Perhaps the place to start in answering this question is to define the term. A restraint of trade is an agreement in terms of which one of the parties undertakes not to exercise his or her trade or profession in the field of the other party for a defined period of time. In return the person agreeing to the undertaking is paid an amount of money that is designed to reflect the price which the restraining party is prepared to pay to ensure that the person being restrained will not damage its business.

So, for example, if you work in the pharmaceutical industry and have been exposed to the development of certain drugs and you resign, your employer may feel that you could damage its business if you go to a competitor. So it may offer to pay you a specified amount of money not to join a competitor in the areas in which it operates for a specified period of time.

Alternatively, you may be in management and may be privy to certain strategic plans which your employer would not like its competitors to be able to adopt. Again the employer may pay you an amount to secure an undertaking from you that you will not work for a competitor within the area in which it operates for a certain period of time.

As the restraint payment is made to ensure that you are not able to exercise your skills it is a capital receipt and therefore not taxable in your hands. Similarly, because your employer has paid the restraint to you to protect its income earning structure the payment will not be taxable in its hands.

It is important, if the South African Revenue Services (SARS) is to accept that the receipt is not taxable, that the restraint is genuine. (You are obliged to reflect the receipt of your tax return in the section for non taxable receipts).
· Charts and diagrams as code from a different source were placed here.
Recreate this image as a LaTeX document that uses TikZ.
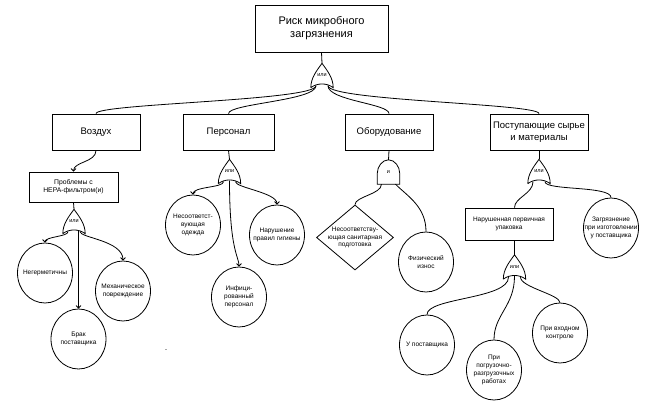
\documentclass[tikz,border=0pt]{standalone}
\usepackage{fontspec}
\setmainfont{Liberation Sans}
\usetikzlibrary{arrows.meta,calc,shapes.geometric}

% OR gate: pointed top, concave bottom
\newcommand{\orgate}[3]{%
  \node[gate] (#1) at (#2) {#3};
  \draw[wire] (#1.south west) .. controls ($(#1.south west)+(0,-10)$) and ($(#1.north)+(-5,7)$) .. (#1.north)
    .. controls ($(#1.north)+(5,7)$) and ($(#1.south east)+(0,-10)$) .. (#1.south east)
    .. controls ($(#1.south)+(5,-5)$) and ($(#1.south)+(-5,-5)$) .. (#1.south west);
  \coordinate (#1-l) at ($(#1.south)+(-6,-2)$);
  \coordinate (#1-c) at ($(#1.south)+(0,-3)$);
  \coordinate (#1-r) at ($(#1.south)+(6,-2)$);
}
% AND gate: dome on a flat base
\newcommand{\andgate}[3]{%
  \node[gate] (#1) at (#2) {#3};
  \draw[wire] (#1.south west) -- ($(#1.south west)+(0,-11)$)
    .. controls ($(#1.south west)+(0,-17.5)$) and ($(#1.north)+(-6.3,0)$) .. (#1.north)
    .. controls ($(#1.north)+(6.3,0)$) and ($(#1.south east)+(0,-17.5)$) .. ($(#1.south east)+(0,-11)$)
    -- (#1.south east) -- cycle;
  \coordinate (#1-l) at ($(#1.south)+(-7,0)$);
  \coordinate (#1-c) at (#1.south);
  \coordinate (#1-r) at ($(#1.south)+(7,0)$);
}

\begin{document}
\begin{tikzpicture}[x=1pt,y=-1pt,
  wire/.style={line width=0.8pt,draw=black},
  arrow/.style={wire,-{Straight Barb[length=2.5pt,width=5pt]}},
  event/.style={draw,line width=0.8pt,minimum height=36pt,inner sep=1pt,align=center,font=\fontsize{9.5}{12.5}\selectfont},
  small/.style={event,font=\fontsize{6.8}{8}\selectfont},
  basic/.style={draw,ellipse,line width=0.8pt,minimum width=55pt,minimum height=60pt,inner xsep=-12pt,inner ysep=0pt,align=center,font=\fontsize{6.5}{8}\selectfont},
  cond/.style={draw,diamond,line width=0.8pt,minimum width=77pt,minimum height=65pt,inner xsep=-15pt,inner ysep=-8pt,align=center,font=\fontsize{6.5}{7.5}\selectfont},
  gate/.style={minimum width=22pt,minimum height=24pt,inner sep=0pt,font=\fontsize{5.5}{6}\selectfont}]
  \path[use as bounding box,fill=white] (0,0) rectangle (647,402);

  \node[event,minimum width=133pt,minimum height=47pt,font=\fontsize{11}{13}\selectfont] (top) at (321.5,28.5) {Риск микробного\\загрязнения};
  \orgate{g0}{322,75.5}{или}

  \node[event,minimum width=88pt] (vozd) at (96,132) {Воздух};
  \node[event,minimum width=91pt] (pers) at (228.5,132) {Персонал};
  \node[event,minimum width=88pt] (obor) at (389,132) {Оборудование};
  \node[event,minimum width=98pt] (post) at (539,132) {Поступающие сырье\\и материалы};

  % Воздух
  \node[small,minimum width=89pt,minimum height=30pt] (hepa) at (73.5,187) {Проблемы с\\HEPA-фильтром(и)};
  \orgate{gv}{74,221.5}{или}
  \node[basic] (neg) at (45,273) {Негерметичны};
  \node[basic] (brak) at (78.5,339) {Брак\\поставщика};
  \node[basic] (mech) at (123,291) {Механическое\\повреждение};

  % Персонал
  \orgate{gp}{229.5,171.5}{или}
  \node[basic] (odezh) at (193,225) {Несоответст-\\вующая\\одежда};
  \node[basic] (infic) at (239,297) {Инфици-\\рованный\\персонал};
  \node[basic] (gig) at (277,235) {Нарушение\\правил гигиены};

  % Оборудование
  \andgate{go}{388.5,172}{и}
  \node[cond] (diam) at (355,237.5) {Несоответству-\\ющая санитарная\\подготовка};
  \node[basic] (fiz) at (426,262) {Физический\\износ};

  % Поступающие сырье и материалы
  \orgate{gs}{539,171.5}{или}
  \node[small,minimum width=88pt,minimum height=32pt,font=\fontsize{6.5}{8}\selectfont] (upak) at (509,224) {Нарушенная первичная\\упаковка};
  \node[basic] (zagr) at (611,228) {Загрязнение\\при изготовлении\\у поставщика};
  \orgate{gu}{514.5,267}{или}
  \node[basic] (upost) at (427,345) {У поставщика};
  \node[basic] (pogr) at (494,370) {При\\погрузочно-\\разгрузочных\\работах};
  \node[basic] (vhod) at (560,333) {При входном\\контроле};

  \node[font=\fontsize{6}{6}\selectfont,inner sep=0pt] (mark) at (166,351) {-};

  \draw[wire] (top.south) -- (g0.north);
  \draw[wire] (g0-l) .. controls +(0,15) and +(0,-10) .. (vozd.north);
  \draw[wire] (g0-l) .. controls +(0,15) and +(0,-10) .. (pers.north);
  \draw[wire] (g0-r) .. controls +(0,15) and +(0,-10) .. (obor.north);
  \draw[wire] (g0-r) .. controls +(0,15) and +(0,-10) .. (post.north);

  \draw[arrow] (vozd.south) .. controls +(0,12) and +(0,-10) .. (hepa.north);
  \draw[wire] (hepa.south) -- (gv.north);
  \draw[arrow] (gv-l) .. controls +(0,5) and +(0,-6) .. (neg.north);
  \draw[arrow] (brak.north |- gv-c) -- (brak.north);
  \draw[arrow] (gv-r) .. controls +(0,6) and +(0,-20) .. (mech.north);

  \draw[wire] (pers.south) -- (gp.north);
  \draw[arrow] (gp-l) .. controls +(0,6) and +(0,-8) .. (odezh.north);
  \draw[arrow] (gp-c) .. controls +(0,70) and +(0,-10) .. (infic.north);
  \draw[arrow] (gp-r) .. controls +(0,6) and +(0,-12) .. (gig.north);

  \draw[wire] (obor.south) -- (go.north);
  \draw[wire] (go-l) .. controls +(0,10) and +(0,-8) .. (diam.north);
  \draw[wire] (go-r) .. controls +(12,12) and +(0,-25) .. (fiz.north);

  \draw[wire] (post.south) -- (gs.north);
  \draw[wire] (gs-l) .. controls +(0,12) and +(0,-10) .. (gu.north |- upak.north);
  \draw[wire] (gs-r) .. controls +(0,9) and +(0,-12) .. (zagr.north);
  \draw[wire] (gu.north |- upak.south) -- (gu.north);
  \draw[wire] (gu-l) .. controls +(0,22) and +(0,-17) .. (upost.north);
  \draw[wire] (gu-c) .. controls +(0,30) and +(0,-25) .. (pogr.north);
  \draw[wire] (gu-r) .. controls +(0,10) and +(0,-8) .. (vhod.north);
\end{tikzpicture}
\end{document}
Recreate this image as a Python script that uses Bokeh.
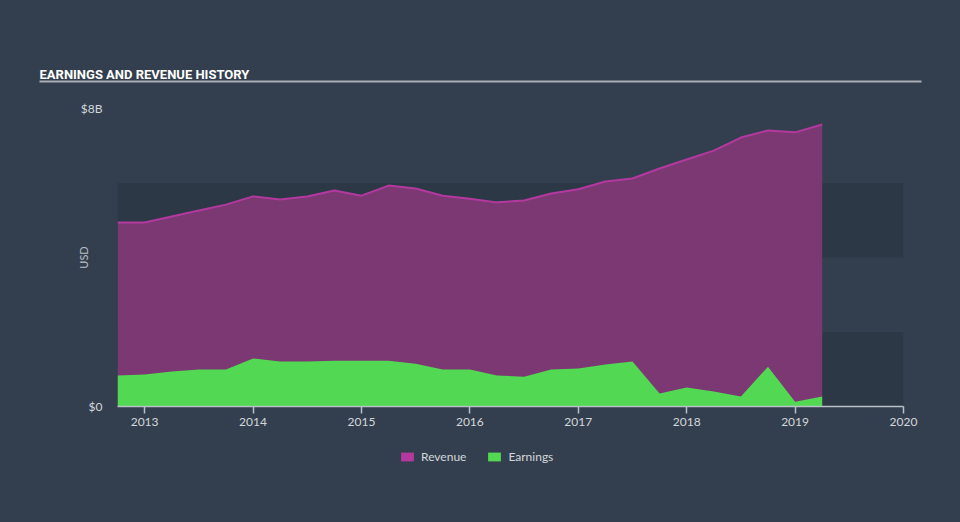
from bokeh.plotting import figure
from bokeh.layouts import column
from bokeh.models import Range1d, FixedTicker, BoxAnnotation, Legend, LegendItem
from bokeh.core.properties import value
from bokeh.embed import file_html
from bokeh.resources import INLINE

# ---- data (billions USD) ----
dates = [2012.75, 2013.0, 2013.25, 2013.5, 2013.75, 2014.0, 2014.25, 2014.5, 2014.75,
         2015.0, 2015.25, 2015.5, 2015.75, 2016.0, 2016.25, 2016.5, 2016.75,
         2017.0, 2017.25, 2017.5, 2017.75, 2018.0, 2018.25, 2018.5, 2018.75,
         2019.0, 2019.25]
revenue = [4.94, 4.94, 5.10, 5.26, 5.42, 5.64, 5.56, 5.64, 5.80,
           5.66, 5.93, 5.85, 5.66, 5.58, 5.48, 5.53, 5.72,
           5.83, 6.04, 6.12, 6.39, 6.63, 6.87, 7.22, 7.41,
           7.36, 7.57]
earnings = [0.83, 0.86, 0.94, 0.99, 0.99, 1.29, 1.21, 1.21, 1.23,
            1.23, 1.23, 1.15, 0.99, 0.99, 0.83, 0.80, 0.99,
            1.02, 1.13, 1.21, 0.35, 0.51, 0.40, 0.27, 1.07,
            0.13, 0.27]
year_ticks = [2013, 2014, 2015, 2016, 2017, 2018, 2019, 2020]
y_ticks = [0, 8]
y_tick_labels = {0: "$0", 8: "$8B"}
band_ranges = [(0, 2), (4, 6)]
title_text = "EARNINGS AND REVENUE HISTORY"
series_names = ["Revenue", "Earnings"]

BG = "#333f4e"
BAND = "#2d3846"
REV_FILL = "#7b3873"
REV_LINE = "#b3399f"
EARN = "#52d852"
TXT = "#d3d7dc"
FONT = "Lato"


def bare(fig):
    fig.background_fill_color = BG
    fig.border_fill_color = BG
    fig.outline_line_color = None
    fig.grid.visible = False
    fig.frame_align = False
    fig.styles = {"background-color": BG}
    return fig


# ---- header: title + rule (pixel coordinates) ----
header = bare(figure(width=960, height=90, output_backend="svg", toolbar_location=None,
                     x_range=Range1d(0, 960), y_range=Range1d(90, 0),
                     x_axis_type=None, y_axis_type=None, min_border=0))
header.text(x=[39], y=[74], text=[title_text], text_color="#ffffff",
            text_font=value("Roboto"), text_font_style="bold",
            text_font_size="13px", text_baseline="alphabetic", text_align="left")
header.segment(x0=[39], y0=[81], x1=[921], y1=[81], line_color="#a9aeb6", line_width=2)

# ---- main chart ----
p = bare(figure(width=960, height=356, output_backend="svg", toolbar_location=None,
                x_range=Range1d(2012.75, 2020.0), y_range=Range1d(0, 8),
                min_border_left=117, min_border_right=57, min_border_top=18,
                min_border_bottom=40))

for lo, hi in band_ranges:
    p.add_layout(BoxAnnotation(bottom=lo, top=hi, fill_color=BAND, fill_alpha=1.0,
                               line_color=None, level="underlay"))

p.varea(x=dates, y1=0, y2=revenue, fill_color=REV_FILL)
p.line(dates, revenue, line_color=REV_LINE, line_width=2)
p.varea(x=dates, y1=0, y2=earnings, fill_color=EARN)

xa = p.xaxis[0]
xa.ticker = FixedTicker(ticks=year_ticks)
xa.major_label_overrides = {t: str(t) for t in year_ticks}
xa.axis_line_color = "#b9c0c8"
xa.axis_line_width = 1.5
xa.major_tick_line_color = "#b9c0c8"
xa.major_tick_line_width = 1.5
xa.major_tick_in = 0
xa.major_tick_out = 7
xa.minor_tick_line_color = None
xa.major_label_standoff = 4
xa.major_label_text_color = TXT
xa.major_label_text_font = FONT
xa.major_label_text_font_size = "12px"

ya = p.yaxis[0]
ya.ticker = FixedTicker(ticks=y_ticks)
ya.major_label_overrides = y_tick_labels
ya.axis_line_color = None
ya.major_tick_line_color = None
ya.minor_tick_line_color = None
ya.major_tick_in = 0
ya.major_tick_out = 0
ya.major_label_standoff = 15
ya.major_label_text_color = TXT
ya.major_label_text_font = FONT
ya.major_label_text_font_size = "12px"
ya.axis_label = "USD"
ya.axis_label_standoff = -12
ya.axis_label_text_color = "#b8bec6"
ya.axis_label_text_font = FONT
ya.axis_label_text_font_style = "normal"
ya.axis_label_text_font_size = "11px"

# ---- footer: legend (series drawn off-range so only their swatches show) ----
footer = bare(figure(width=960, height=76, output_backend="svg", toolbar_location=None,
                     x_range=Range1d(0, 1), y_range=Range1d(0, 1),
                     x_axis_type=None, y_axis_type=None, min_border=0))
rev_sw = footer.varea(x=dates, y1=0, y2=revenue, fill_color=REV_LINE)
earn_sw = footer.varea(x=dates, y1=0, y2=earnings, fill_color=EARN)
legend = Legend(items=[LegendItem(label=series_names[0], renderers=[rev_sw]),
                       LegendItem(label=series_names[1], renderers=[earn_sw])],
                orientation="horizontal", location=(399, 58),
                background_fill_alpha=0, border_line_color=None,
                glyph_width=16, glyph_height=11, label_standoff=6, spacing=20,
                padding=0, margin=0, label_height=15,
                label_text_color=TXT, label_text_font=FONT, label_text_font_size="12px")
footer.add_layout(legend, "center")

layout = column(header, p, footer, spacing=0, styles={"background-color": BG})
open("out.html", "w").write(file_html(layout, INLINE))
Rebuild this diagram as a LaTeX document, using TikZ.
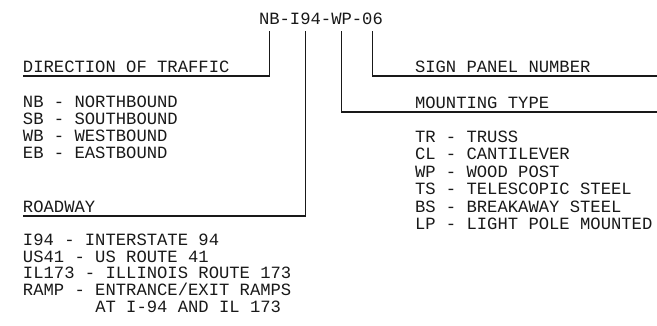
\documentclass[tikz,border=0pt]{standalone}
\usepackage{fontspec}
\newfontfamily\cadfont{Liberation Mono}
\begin{document}
\begin{tikzpicture}[x=1pt,y=-1pt,
  every node/.style={inner sep=0pt, outer sep=0pt, anchor=base west,
    font=\cadfont\fontsize{17.2pt}{20pt}\selectfont, text=black!90},
  lead/.style={line width=1.2pt, black!90}]
\useasboundingbox (0,0) rectangle (657,325);
% code
\node (c1) at (259,24) {NB};
\node (s1) at (c1.base east) {-};
\node (c2) at (s1.base east) {I94};
\node (s2) at (c2.base east) {-};
\node (c3) at (s2.base east) {WP};
\node (s3) at (c3.base east) {-};
\node (c4) at (s3.base east) {06};
% headings
\node (dir) at (23,72.5) {DIRECTION OF TRAFFIC};
\node (road) at (23,212.5) {ROADWAY};
\node (sign) at (415,72.5) {SIGN PANEL NUMBER};
\node (mount) at (415,108.5) {MOUNTING TYPE};
\coordinate (signEnd) at (657,76);
\coordinate (mountEnd) at (657,112);
% leaders
\draw[lead] ([yshift=-7pt]c1.base) |- ([yshift=-3.5pt]dir.base west);
\draw[lead] ([yshift=-7pt]c2.base) |- ([yshift=-3.5pt]road.base west);
\draw[lead] ([yshift=-7pt]c3.base) |- (mountEnd);
\draw[lead] ([yshift=-7pt]c4.base) |- (signEnd);
% direction list
\node (d1) at (23,107) {NB - NORTHBOUND};
\node (d2) at (23,124) {SB - SOUTHBOUND};
\node (d3) at (23,141) {WB - WESTBOUND};
\node (d4) at (23,158) {EB - EASTBOUND};
% roadway list
\node (r1) at (23,245) {I94 - INTERSTATE 94};
\node (r2) at (23,262) {US41 - US ROUTE 41};
\node (r3) at (23,278.5) {IL173 - ILLINOIS ROUTE 173};
\node (r4) at (23,295) {RAMP - ENTRANCE/EXIT RAMPS};
\node (r5) at (23,312) {\phantom{RAMP - }AT I-94 AND IL 173};
% mounting list
\node (m1) at (415,142) {TR - TRUSS};
\node (m2) at (415,159.5) {CL - CANTILEVER};
\node (m3) at (415,177) {WP - WOOD POST};
\node (m4) at (415,194.5) {TS - TELESCOPIC STEEL};
\node (m5) at (415,212) {BS - BREAKAWAY STEEL};
\node (m6) at (415,229.5) {LP - LIGHT POLE MOUNTED};
\end{tikzpicture}
\end{document}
For the restraint agreement to be genuine it must demonstrate that the payment will protect your employer's business. The restraint must therefore be enforceable. It is not sufficient that you merely agree not to compete. It is also important that you are able to demonstrate that you were in a position to be able to damage your employer's business.

The SARS is sensitive to the fact that taxpayers may try to treat lump sums that would have been taxable in their hands, for example leave pay accrued on termination of employment, as a restraint amount, albeit that the amount would cease to be deductible in the employer's hands. SARS often asks detailed questions about the restraint and other amounts that the taxpayer has received on resignation. Therefore it is important that any restraint paid is genuine and enforceable.

You need to be aware of this if you agree to accept a restraint of trade payment since, if it is enforceable, the restraint contract will limit your ability to earn income. It is important that the amount paid to you sufficiently compensates you for this fact.